1952 novel by C. S. Forester

Lieutenant Hornblower (published 1952) is a Horatio Hornblower novel written by C. S. Forester. It is the second book in the series chronologically, but the seventh by order of publication.

The book is unique in the series in being told not from Horatio Hornblower's point of view, but rather from Bush's. This helped Forester to explain Hornblower's unsuitable first marriage besides giving an objective view of Hornblower himself. This unusual narrative perspective also allows Forester to sustain a mystery, advanced hint by hint in the course of the novel, about how Captain Sawyer came to be injured—an event possibly witnessed by Hornblower.

==Plot summary==
William Bush, who becomes Hornblower's faithful companion and best friend, is introduced boarding HMS Renown as the third lieutenant. Hornblower is the fifth and most junior lieutenant. It is quickly apparent that Captain James Sawyer suffers from paranoia, constantly suspecting plots to undermine his authority and inflicting irrational and arbitrary punishments upon Hornblower and the other officers. A young volunteer named Wellard suffers particularly badly. Four of the lieutenants meet in secret in the lower decks to discuss what can be done, but are interrupted when Wellard warns them that the captain is on his way to arrest "mutineers". The officers scatter. Then they learn that the captain has fallen head-first into the hold.

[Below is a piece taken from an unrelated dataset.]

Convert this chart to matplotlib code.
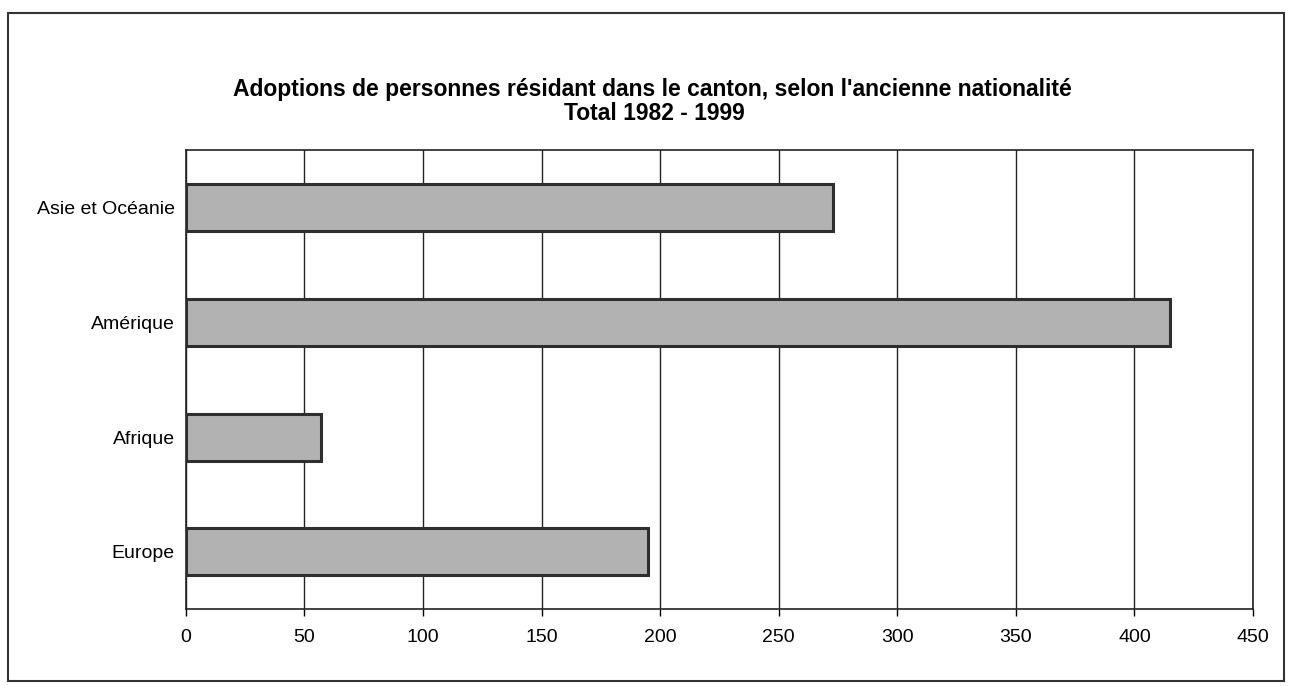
import matplotlib.pyplot as plt
from matplotlib.patches import Rectangle

regions = ["Europe", "Afrique", "Amérique", "Asie et Océanie"]
adoptions = [195, 57, 415, 273]
x_ticks = [0, 50, 100, 150, 200, 250, 300, 350, 400, 450]

plt.rcParams["font.family"] = ["Liberation Sans", "DejaVu Sans"]

fig = plt.figure(figsize=(12.91, 6.86), dpi=100)
ax = fig.add_axes([0.144, 0.112, 0.8266, 0.669])

ax.barh(range(len(regions)), adoptions, height=0.41,
        color="#b2b2b2", edgecolor="#2e2e2e", linewidth=2.2, zorder=3)

ax.set_xlim(0, 450)
ax.set_ylim(-0.5, len(regions) - 0.5)
ax.set_xticks(x_ticks)
ax.set_xticklabels([str(t) for t in x_ticks], fontsize=14)
ax.set_yticks(range(len(regions)))
ax.set_yticklabels(regions, fontsize=14)
ax.tick_params(axis="y", length=0, pad=8)
ax.tick_params(axis="x", length=5, pad=9, width=1)
ax.xaxis.grid(True, color="#222222", linewidth=1)
ax.set_axisbelow(True)
for s in ax.spines.values():
    s.set_color("#222222")
    s.set_linewidth(1.2)

fig.text(0.505, 0.869, "Adoptions de personnes résidant dans le canton, selon l'ancienne nationalité",
         ha="center", va="center", fontsize=16.5, fontweight="bold")
fig.text(0.507, 0.834, "Total 1982 - 1999",
         ha="center", va="center", fontsize=16.5, fontweight="bold")

# outer frame
fig.patches.append(Rectangle((0.0062, 0.008), 0.988, 0.973, transform=fig.transFigure,
                             fill=False, edgecolor="#333333", linewidth=1.5))

fig.savefig("out.png", dpi=100)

When the captain regains consciousness, he has entirely lost his reason due to the fall, and is incapable of resuming command. Buckland, the first lieutenant, takes charge. Ordered to capture an anchorage from which Spanish privateers are operating, he organises a clumsy frontal attack, which is repulsed. Hornblower suggests a surprise attack at night. Bush leads the successful attack, but it is Hornblower who is instrumental in negotiating the unconditional surrender of the remaining Spanish forces.

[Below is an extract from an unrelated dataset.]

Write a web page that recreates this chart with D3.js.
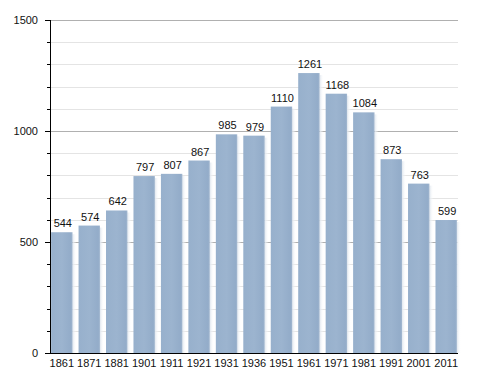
<!DOCTYPE html>
<html><head><meta charset="utf-8">
<script src="https://cdn.jsdelivr.net/npm/d3@7"></script>
<style>body{margin:0;background:#fff}svg{display:block}text{font-family:"Liberation Sans",Arial,sans-serif}</style>
</head><body>
<script>
const years = ["1861","1871","1881","1901","1911","1921","1931","1936","1951","1961","1971","1981","1991","2001","2011"];
const population = [544,574,642,797,807,867,985,979,1110,1261,1168,1084,873,763,599];
const majorTicks = [0,500,1000,1500];
const minorTicks = d3.range(0,1501,100);

const W=488,H=373;
const svg=d3.select("body").append("svg").attr("width",W).attr("height",H);
const x=d3.scaleBand().domain(years).range([50,458]).paddingInner(0.22).paddingOuter(0.04);
const y=d3.scaleLinear().domain([0,1500]).range([353,20]);

const defs=svg.append("defs");
const g=defs.append("linearGradient").attr("id","bg").attr("x1","0").attr("x2","1").attr("y1","0").attr("y2","0");
g.append("stop").attr("offset","0").attr("stop-color","#97b0cc");
g.append("stop").attr("offset","0.5").attr("stop-color","#9cb4cf");
g.append("stop").attr("offset","0.92").attr("stop-color","#93acc9");
g.append("stop").attr("offset","1").attr("stop-color","#a3b8d0");
const gl=defs.append("linearGradient").attr("id","glow").attr("x1","0").attr("x2","1").attr("y1","0").attr("y2","0");
gl.append("stop").attr("offset","0").attr("stop-color","#dfe6ee");
gl.append("stop").attr("offset","1").attr("stop-color","#ffffff").attr("stop-opacity",0);

// gridlines
svg.append("g").selectAll("line").data(minorTicks.filter(d=>d>0)).join("line")
 .attr("x1",51).attr("x2",458).attr("y1",d=>Math.round(y(d))+0.5).attr("y2",d=>Math.round(y(d))+0.5)
 .attr("stroke",d=>d%500===0?"#b0b0b0":"#e4e4e4").attr("stroke-width",1);

// right glow
svg.append("g").selectAll("rect").data(population).join("rect")
 .attr("x",(d,i)=>x(years[i])+x.bandwidth()).attr("width",4)
 .attr("y",d=>y(d)+2).attr("height",d=>y(0)-y(d)-2)
 .attr("fill","url(#glow)");
// bars
svg.append("g").selectAll("rect").data(population).join("rect")
 .attr("x",(d,i)=>x(years[i])).attr("width",x.bandwidth())
 .attr("y",d=>y(d)).attr("height",d=>y(0)-y(d))
 .attr("fill","url(#bg)");

// value labels
svg.append("g").selectAll("text").data(population).join("text")
 .attr("x",(d,i)=>x(years[i])+x.bandwidth()/2+1).attr("y",d=>y(d)-5)
 .attr("text-anchor","middle").attr("font-size",11).attr("fill","#111").text(d=>d);

// y axis
const ya=svg.append("g");
ya.append("line").attr("x1",50.5).attr("x2",50.5).attr("y1",20).attr("y2",354).attr("stroke","#000");
ya.selectAll("line.t").data(minorTicks).join("line").attr("class","t")
 .attr("x1",d=>d%500===0?45:47).attr("x2",50).attr("y1",d=>Math.round(y(d))+0.5).attr("y2",d=>Math.round(y(d))+0.5).attr("stroke","#000");
ya.selectAll("text").data(majorTicks).join("text")
 .attr("x",38).attr("y",d=>y(d)+4).attr("text-anchor","end").attr("font-size",11).attr("fill","#111").text(d=>d);

// x axis
svg.append("line").attr("x1",50).attr("x2",458).attr("y1",353.5).attr("y2",353.5).attr("stroke","#000");
svg.append("g").selectAll("text").data(years).join("text")
 .attr("x",d=>x(d)+x.bandwidth()/2).attr("y",367).attr("text-anchor","middle").attr("font-size",11).attr("fill","#111").text(d=>d);
</script>
</body></html>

The Spanish base at Samaná is destroyed, a Spanish privateer and some small craft are captured and Buckland's promotion seems assured. Unfortunately for him, the Spanish prisoners seize control of the Renown during the night, taking Buckland prisoner while he is asleep in his cot. Hornblower alertly retakes the ship, but in the desperate fighting, Bush is severely wounded and the helpless Sawyer is killed.

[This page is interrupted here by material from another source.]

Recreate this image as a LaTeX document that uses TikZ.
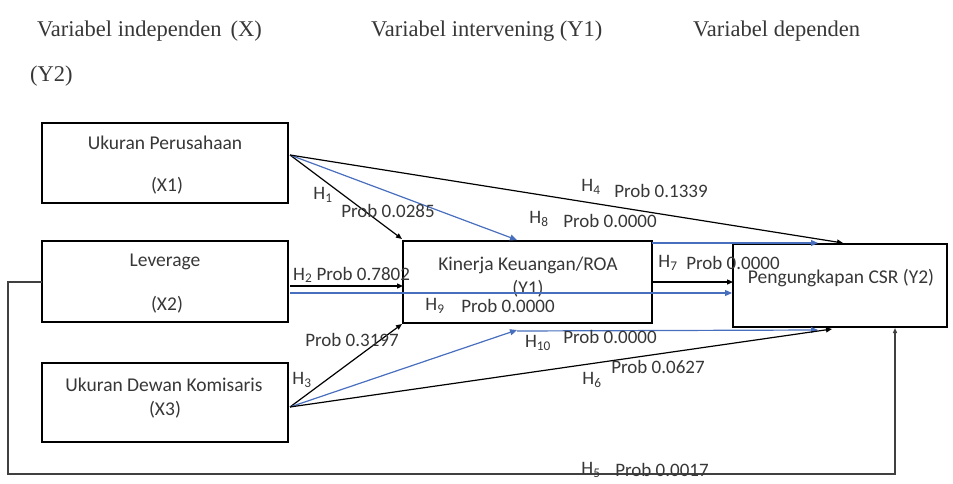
\documentclass[tikz,border=0pt]{standalone}
\usepackage{fontspec}
\setmainfont{Carlito}
\newfontfamily\hdrfont{Liberation Serif}
\usetikzlibrary{arrows.meta}
\definecolor{lineblue}{RGB}{72,110,190}
\definecolor{txtgray}{RGB}{55,55,55}
\tikzset{
  varbox/.style={draw=black, line width=2.8pt, minimum width=#1, inner sep=0pt},
  boxtxt/.style={text=txtgray, font=\fontsize{19.5}{22}\selectfont, inner sep=0pt},
  lbl/.style={text=txtgray, font=\fontsize{19}{22}\selectfont, inner sep=0pt},
  hdr/.style={text=txtgray, font=\hdrfont\fontsize{22.5}{26}\selectfont, inner sep=0pt, anchor=base west},
  blk/.style={draw=black, line width=1.2pt, -{Triangle[length=6pt,width=5pt]}},
  blu/.style={draw=lineblue, line width=1.2pt, -{Triangle[length=7pt,width=6pt]}},
  fb/.style={draw=black!75, line width=1.3pt, -{Triangle[length=5pt,width=4pt]}}
}
\begin{document}
\begin{tikzpicture}[x=1pt,y=-1pt]
\useasboundingbox (0,0) rectangle (953,484);
% headers
\node[hdr] (h1) at (37,37) {Variabel independen\hspace{0.4em}(X)};
\node[hdr] (h2) at (371,37) {Variabel intervening (Y1)};
\node[hdr] (h3) at (693,37) {Variabel dependen};
\node[hdr] (h4) at (30,82) {(Y2)};
% boxes
\node[varbox=246pt, minimum height=80pt] (X1) at (165,163) {};
\node[varbox=246pt, minimum height=81pt] (X2) at (165,281.5) {};
\node[varbox=246pt, minimum height=79pt] (X3) at (165,402.5) {};
\node[varbox=249pt, minimum height=82pt] (Y1) at (527.5,282) {};
\node[varbox=214pt, minimum height=83pt] (Y2) at (840,285.5) {};
% box texts
\node[boxtxt] (t1a) at (165,143) {Ukuran Perusahaan};
\node[boxtxt] (t1b) at (167,186) {(X1)};
\node[boxtxt] (t2a) at (165,262) {Leverage};
\node[boxtxt] (t2b) at (167,305) {(X2)};
\node[boxtxt] (t3a) at (164,385) {Ukuran Dewan Komisaris};
\node[boxtxt] (t3b) at (165,410) {(X3)};
\node[boxtxt] (t4a) at (528,265) {Kinerja Keuangan/ROA};
\node[boxtxt] (t4b) at (528,289) {(Y1)};
\node[boxtxt] (t5a) at (841,278) {Pengungkapan CSR (Y2)};
% connector points
\coordinate (x1o) at (290,155);
\coordinate (x3o) at (290,407);
\coordinate (y1tl) at (402,239);
\coordinate (y1tb) at (517,240);
\coordinate (y1tr) at (652,243);
\coordinate (y2t1) at (818,243);
\coordinate (y2t2) at (843,243);
\coordinate (x2a) at (290,286);
\coordinate (y1l) at (403,286);
\coordinate (x2b) at (290,293);
\coordinate (y2l) at (732,293);
\coordinate (y1r) at (652,282);
\coordinate (y2l2) at (733,282);
\coordinate (y1bl) at (402,324);
\coordinate (y1bb) at (517,330);
\coordinate (y1bs) at (517,331);
\coordinate (y2b1) at (818,330);
\coordinate (y2b2) at (832,329);
\coordinate (fbA) at (42,282);
\coordinate (fbB) at (8,282);
\coordinate (fbC) at (8,474);
\coordinate (fbD) at (895,474);
\coordinate (fbE) at (895,328);
% connectors
\draw[blk] (x1o) -- (y1tl);
\draw[blu] (x1o) -- (y1tb);
\draw[blk] (x1o) -- (y2t2);
\draw[blu] (y1tr) -- (y2t1);
\draw[blk] (x2a) -- (y1l);
\draw[blu] (x2b) -- (y2l);
\draw[blk] (y1r) -- (y2l2);
\draw[blk] (x3o) -- (y1bl);
\draw[blu] (x3o) -- (y1bb);
\draw[blu] (y1bs) -- (y2b1);
\draw[blk] (x3o) -- (y2b2);
\draw[fb] (fbA) -- (fbB) -- (fbC) -- (fbD) -- (fbE);
% labels
\node[lbl] (l1a) at (323,195) {H\textsubscript{1}};
\node[lbl] (l1b) at (388,211) {Prob 0.0285};
\node[lbl] (l4a) at (591,187) {H\textsubscript{4}};
\node[lbl] (l4b) at (661,191) {Prob 0.1339};
\node[lbl] (l8a) at (539,219) {H\textsubscript{8}};
\node[lbl] (l8b) at (610,221) {Prob 0.0000};
\node[lbl, anchor=west] (l2) at (293,275) {H\textsubscript{2} Prob 0.7802};
\node[lbl] (l7a) at (668,263) {H\textsubscript{7}};
\node[lbl] (l7b) at (733,263) {Prob 0.0000};
\node[lbl] (l9a) at (435,306) {H\textsubscript{9}};
\node[lbl] (l9b) at (508,306) {Prob 0.0000};
\node[lbl] (l3b) at (352,340) {Prob 0.3197};
\node[lbl] (l3a) at (302,380) {H\textsubscript{3}};
\node[lbl] (l10a) at (538,343) {H\textsubscript{10}};
\node[lbl] (l10b) at (610,337) {Prob 0.0000};
\node[lbl] (l6b) at (658,367) {Prob 0.0627};
\node[lbl] (l6a) at (592,380) {H\textsubscript{6}};
\node[lbl] (l5a) at (591,470) {H\textsubscript{5}};
\node[lbl] (l5b) at (662,470) {Prob 0.0017};
\end{tikzpicture}
\end{document}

Upon their return to port, there is an awkward court of enquiry. Hornblower repeatedly denies any knowledge of how Captain Sawyer came to fall into the hold. Anxious to protect Sawyer's reputation, the court convicts no one, but Buckland is passed over, and Hornblower is promoted to commander.

Unfortunately, the Peace of Amiens (1802) is signed before Hornblower's promotion can be confirmed, and he is restored to the rank of lieutenant. Moreover, the demotion is retroactive, so he must gradually repay the additional money he had received as commander. Reduced to poverty, he ekes out a living by playing whist for a modest stipend (plus whatever he wins or loses) at an upper-class gaming establishment. He resides in a lodging house, where he meets his future first wife Maria (née Mason), the daughter of the landlady. Bush meets him several times, and notes in a newspaper that Midshipman Wellard, a suspect in Sawyer's fall into the hold, has drowned in an accident.

The Peace of Amiens comes to an end in 1803. War has not yet begun, but is imminent, as evinced by a press gang Hornblower and Bush encounter. Hornblower's promotion is confirmed (by a Lord of the Admiralty he impresses with his exceptional cardplaying skills) and he is appointed commander of a sloop-of-war.

==Television adaptation==
This novel provides the material for episodes 5 and 6 of the Hornblower series of television films, which concern the voyage of the Renown and the subsequent enquiry, and for some scenes at the beginning of episode 7.